Using equipment that seems pretty crude now, the total construction was completed in just two and a half years. Crews worked daylight to dark, and even 24 hours per day when it came to pouring concrete for the dam.

The project was divided into three major areas.

One part was the dam and power house. This also included all of the camps, constructing and maintaining roads, designing and building railways, and erecting a river bridge for rail, car, and wagons. Dozens of permanent and temporary structures were designed and fabricated.

During low river water levels, wooden piers from the old bridge can still be seen. Steel pilings, girders, and cable are low river water hazards for boats and fishing lines. The dam is of concrete gravity type, 2543 feet long supporting a 20 foot wide roadway and three foot wide sidewalk. The power station is 511 feet long and the flood control spillway section is 520 feet long. The power plant produces 215,000 kilowatts mainly to the eastern part of Missouri and St. Louis.

A second portion of the undertaking, was the electrical transmission lines to carry the generated power to the consumer.

The third area of work, was the water reservoir. This included surveying nearly 100 square miles, clearing thousands of trees that covered 30,000 acres, mapping the whole 100 square miles, and outlining the shoreline. The reservoir covers 57,000 acres or 92 square miles and impounds 617 billion gallons of water. The dam was completed and the Lake, as of then, unnamed began to fill on February 2, 1931. The Lake was opened to use May of 1931.

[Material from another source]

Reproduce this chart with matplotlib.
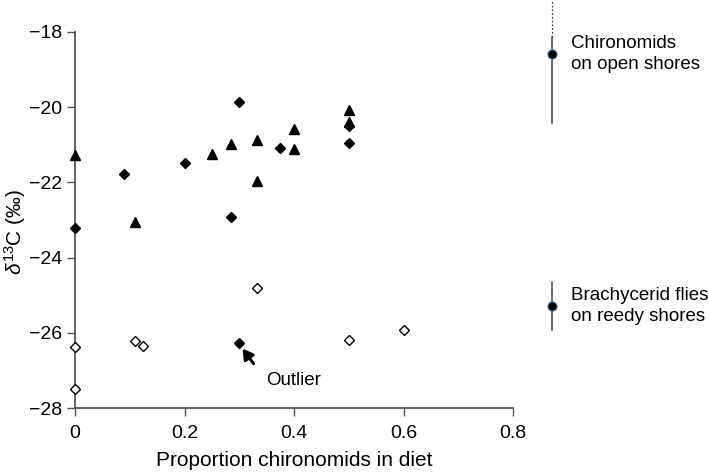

The lodge was built in 1930 of native Oak. It was used by Union Electric as an administrative and entertainment center during the building of Bagnell Dam. In 1945 Cyrus Willmore purchased the ledge from Union Electric for his private residence. The lodge is held together by wooden pegs, the Peg and Mortar style. The floors are chestnut. The floors are irreplaceable. It is said there are not enough chestnut trees to replace the floors.

The lodge also has a rain garden. This is a depressed area in the landscape that collects rain water from a roof. Planted with grasses and flowering perennials, rain gardens can provide food and shelter for butterflies, song birds and other wildlife.